Following Friday's positive jobs report the dollar's value surged as investment flows increased into the U.S in preparation for a September hike. The gains made by the dollar on the back of the jobs numbers were short lived though, as Vice Chairman Fischer spoke on Bloomberg TV yesterday.

During an interview on Monday morning Vice Chairman Fischer indicated the current global deflationary trend was a concern but was quick to highlight that it is one of many factors the central bank are currently looking at.

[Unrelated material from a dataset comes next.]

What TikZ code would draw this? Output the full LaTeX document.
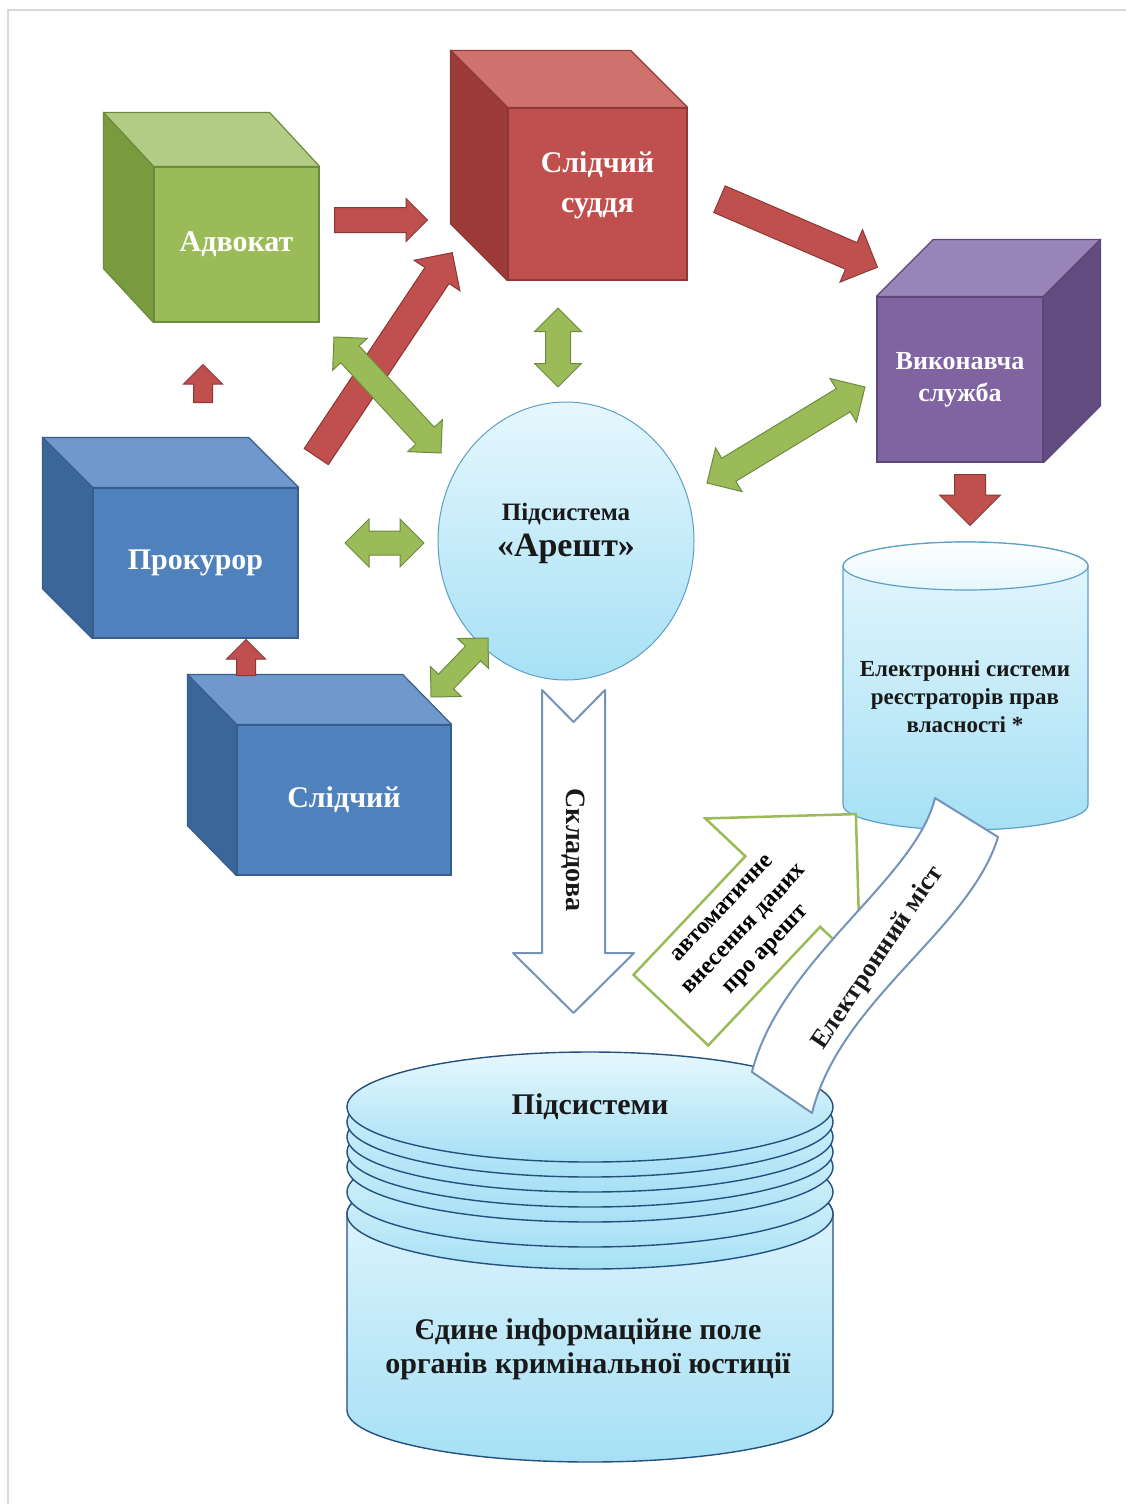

As a result of the comments GBP/USD rose nearly a cent and a half over the course of yesterday, with the mid-market price climbing from $1.5463 to $1.5593.

Who will act first?


With so much uncertainty still surrounding a rate hike in the U.S. the next few weeks are going to be key for the short to medium term future of the GBP/USD cross.

If we the Fed fail to act in September we could see the dollar lose some ground, especially as the Bank of England are hot on their heels. Also, with Greece making headway with the creditors over a potential bailout package the dollar could come under pressure as investors turn their attention to riskier assets.

As a specialist currency broker I am often asked where the rate will be in the future. Although it is impossible to predict which way the FX markets will move there is a simple answer to that question at the moment.

If the Fed raise interest rates in September we will probably see the GBP/USD rate fall and if the rate decision is pushed back then GBP/USD will probably rise.